Over the last 12 months, Online Giving has grown at a rate of 8.9%. However, it’s what makes up the rate that is more significant: Small organizations (less than $1m) soared 10.6%, while medium organizations ($1m-$10m) jumped 9.7%.
In comparison to Overall Giving’s growth rate near 2.1%, you begin to recognize the consistent trend for the preceding years: Online Giving is big business and will persist.
Yes, looking years down the line these numbers will narrow, but not in the near future. Too many consumers are still migrating to digital transactions and the charitable sector is not exempt.

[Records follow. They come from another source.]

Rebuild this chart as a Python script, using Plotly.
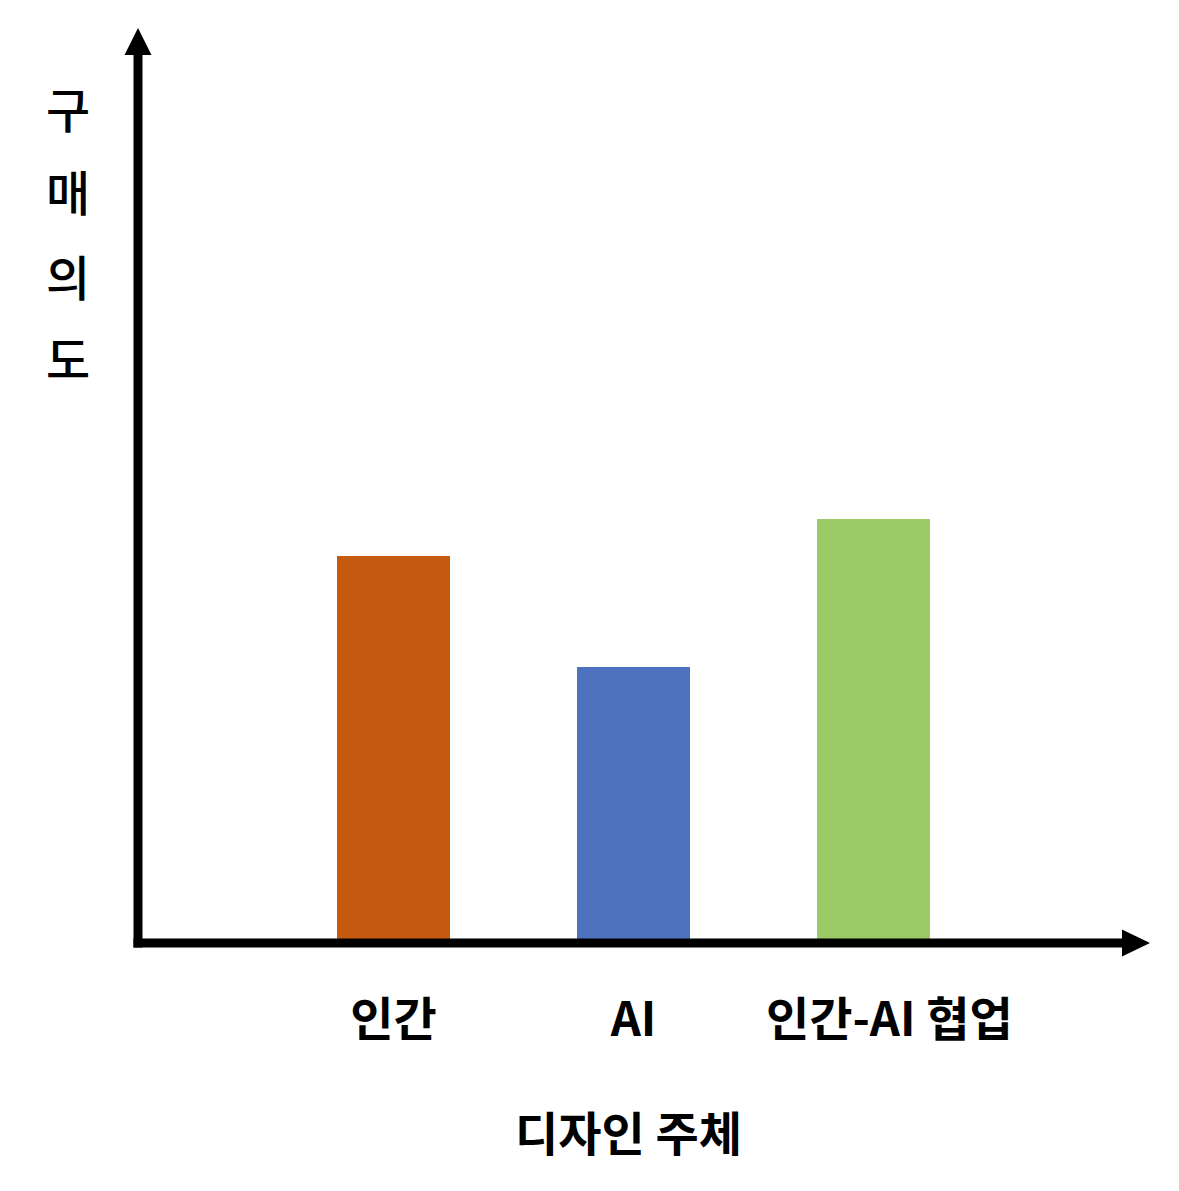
import plotly.graph_objects as go

categories = ["인간", "AI", "인간-AI 협업"]
values = [4.23, 3.02, 4.63]
colors = ["#C55A11", "#4E72BE", "#9BCA67"]
x_title = "디자인 주체"
y_title_chars = ["구", "매", "의", "도"]

OFF = 8  # page body margin
W, H = 1179 - OFF, 1191 - OFF
L, T = 138 - OFF, 28 - OFF
PW, PH = 1012, 915
R, B = W - L - PW, H - T - PH
BASE = 943  # reference pixel of baseline

positions = list(range(len(categories)))

fig = go.Figure()
fig.add_trace(go.Bar(
    x=positions, y=values, marker=dict(color=colors, line=dict(width=0)),
    width=113 / 240, showlegend=False, hoverinfo="skip",
))

x_left = -255.5 / 240
x_right = x_left + PW / 240

def px_x(p):
    return p / PW

def px_y(p):
    return p / PH

lw = 9
shapes = [
    dict(type="line", xref="paper", yref="paper", x0=px_x(-4.5), x1=px_x(PW - 26), y0=0, y1=0,
         line=dict(color="black", width=lw), layer="above"),
    dict(type="path", xref="paper", yref="paper",
         path=f"M {px_x(PW - 28)} {px_y(-13.5)} L 1 0 L {px_x(PW - 28)} {px_y(13.5)} Z",
         fillcolor="black", line=dict(width=0), layer="above"),
    dict(type="line", xref="paper", yref="paper", x0=0, x1=0, y0=px_y(-4.5), y1=px_y(PH - 25),
         line=dict(color="black", width=lw), layer="above"),
    dict(type="path", xref="paper", yref="paper",
         path=f"M {px_x(-13.5)} {px_y(PH - 27)} L 0 1 L {px_x(13.5)} {px_y(PH - 27)} Z",
         fillcolor="black", line=dict(width=0), layer="above"),
]

annotations = [
    dict(text=f"<b>{x_title}</b>", xref="paper", yref="paper",
         x=px_x(628 - 138), y=px_y(-(1130 - BASE)), xanchor="center", yanchor="middle",
         showarrow=False, font=dict(size=47, color="black", family="Noto Sans CJK KR")),
]
y_centers = [107, 190, 275, 357]
for ch, yc in zip(y_title_chars, y_centers):
    annotations.append(dict(
        text=ch, xref="paper", yref="paper", x=px_x(68 - 138), y=px_y(BASE - yc),
        xanchor="center", yanchor="middle", showarrow=False,
        font=dict(size=48, color="black", family="Noto Sans CJK KR", weight=500),
    ))

ticktext = [f"<b>{c}</b>" for c in categories]
ticktext[2] = "&nbsp;&nbsp;&nbsp;" + ticktext[2]

fig.update_layout(
    width=W, height=H,
    margin=dict(l=L, r=R, t=T, b=B, pad=0),
    paper_bgcolor="white", plot_bgcolor="white",
    bargap=0,
    xaxis=dict(range=[x_left, x_right], tickvals=positions,
               ticktext=ticktext,
               showgrid=False, zeroline=False, showline=False, ticks="",
               ticklabelstandoff=45,
               tickfont=dict(size=47, color="black", family="Noto Sans CJK KR")),
    yaxis=dict(range=[0, 10], showgrid=False, zeroline=False, showline=False,
               showticklabels=False, ticks=""),
    shapes=shapes, annotations=annotations,
)

fig.write_html("out.html")
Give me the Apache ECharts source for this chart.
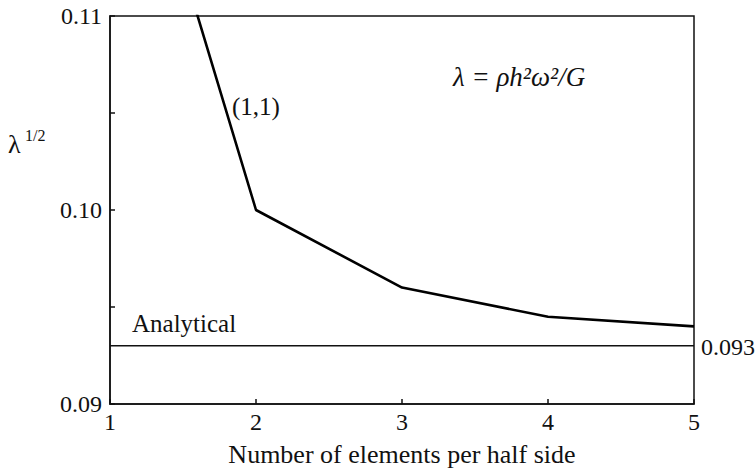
<!DOCTYPE html>
<html>
<head>
<meta charset="utf-8">
<script src="https://cdn.jsdelivr.net/npm/echarts@6/dist/echarts.min.js"></script>
<style>
  html, body { margin: 0; padding: 0; background: #fff; }
  #chart { width: 756px; height: 471px; }
</style>
</head>
<body>
<div id="chart"></div>
<script>
// Square root of the frequency parameter against mesh refinement
const elementsPerHalfSide = [1, 2, 3, 4, 5];
const sqrtLambdaFE = [0.125, 0.100, 0.096, 0.0945, 0.0940];
const analyticalValue = 0.093;
const analyticalX = [1, 5];
const yTickLabels = ['0.09', '0.10', '0.11'];
const xTickLabels = ['1', '2', '3', '4', '5'];

const FONT = '"Liberation Serif", "DejaVu Serif", serif';

const chart = echarts.init(document.getElementById('chart'), null, { renderer: 'svg' });

const feData = elementsPerHalfSide.map((x, i) => [x, sqrtLambdaFE[i]]);
const analyticalData = analyticalX.map(x => [x, analyticalValue]);

chart.setOption({
  backgroundColor: '#fff',
  animation: false,
  grid: {
    left: 110, right: 62, top: 16, bottom: 67,
    outerBoundsMode: 'none', containLabel: false,
    show: true, borderColor: '#111', borderWidth: 1.5,
    backgroundColor: 'transparent'
  },
  xAxis: {
    type: 'value', min: 1, max: 5, interval: 1,
    axisLine: { lineStyle: { color: '#111', width: 1.5 } },
    axisTick: { inside: true, length: 5, lineStyle: { color: '#111', width: 1.5 } },
    splitLine: { show: false },
    axisLabel: {
      color: '#111', fontFamily: FONT, fontSize: 24, margin: 6,
      formatter: v => xTickLabels[Math.round(v) - 1] || ''
    },
    name: 'Number of elements per half side',
    nameLocation: 'middle', nameGap: 37,
    nameTextStyle: { color: '#111', fontFamily: FONT, fontSize: 26 }
  },
  yAxis: {
    type: 'value', min: 0.09, max: 0.11, interval: 0.005,
    axisLine: { lineStyle: { color: '#111', width: 1.5 } },
    axisTick: { inside: true, length: 5, lineStyle: { color: '#111', width: 1.5 } },
    splitLine: { show: false },
    axisLabel: {
      color: '#111', fontFamily: FONT, fontSize: 24, margin: 8,
      formatter: v => {
        const k = Math.round((v - 0.09) / 0.005);
        return k % 2 === 0 ? (yTickLabels[k / 2] || '') : '';
      }
    }
  },
  series: [
    {
      name: '(1,1)', type: 'line', data: feData,
      symbol: 'none', clip: true,
      lineStyle: { color: '#000', width: 2.6 }, z: 3
    },
    {
      name: 'Analytical', type: 'line', data: analyticalData,
      symbol: 'none',
      lineStyle: { color: '#111', width: 1.5 }, z: 2
    }
  ],
  graphic: [
    { type: 'text', left: 8, top: 131,
      style: { text: 'λ', font: '26px ' + FONT, fill: '#111' } },
    { type: 'text', left: 25, top: 127,
      style: { text: '1/2', font: '16px ' + FONT, fill: '#111' } },
    { type: 'text', left: 232, top: 94,
      style: { text: '(1,1)', font: '25px ' + FONT, fill: '#111' } },
    { type: 'text', left: 132, top: 311,
      style: { text: 'Analytical', font: '25px ' + FONT, fill: '#111' } },
    { type: 'text', left: 701, top: 335,
      style: { text: '0.093', font: '24px ' + FONT, fill: '#111' } },
    { type: 'text', left: 453, top: 63,
      style: { text: 'λ = ρh²ω²/G', font: 'italic 27px ' + FONT, fill: '#111' } }
  ]
});
</script>
</body>
</html>
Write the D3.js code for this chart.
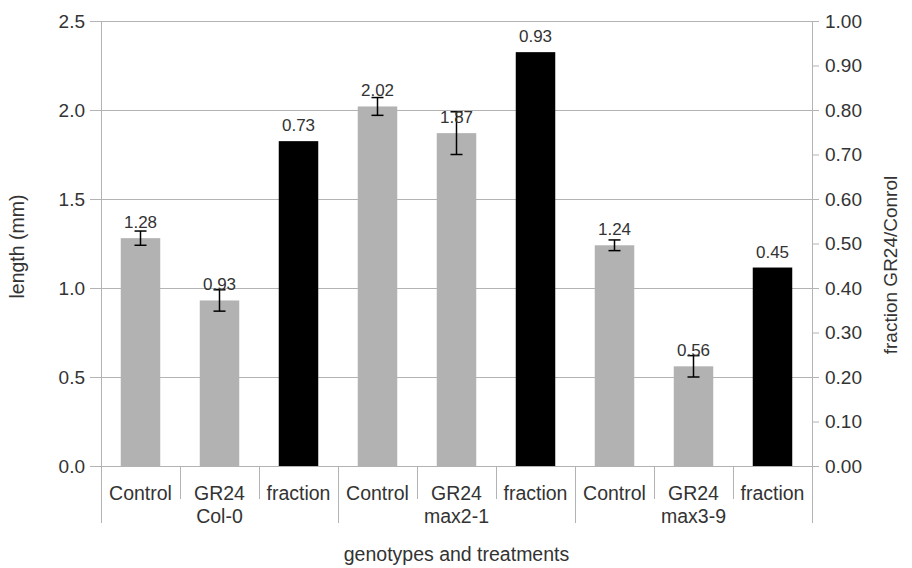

What is more apparent is that the ROI calculus held in small organizations needs a refresh. Smaller budgets make large technology investments seem staggering, create analysis paralysis, but this should not be the case. ROI for small organizations in particular will be higher.
Furthermore, if larger organizations which require larger swings in the fundraising pool to make a dent still see 8% growth YOY, the argument that benefits don’t outweigh the costs slowly erodes.
Nobody is going to force an organization to invest time and money into new technology they see no value in. But to overlook the external market factors that reaffirm the shift to online giving risks organizational stability. The time is ripe for transformation. Organizations now deemed “small” have the opportunity to responsibly invest, to creatively deploy new offerings that will be transformational.
Startup culture has proven one thing: nobody’s future is secure. Only those willing to adjust and innovate will succeed. Those within the nonprofit sector that take heed will only benefit.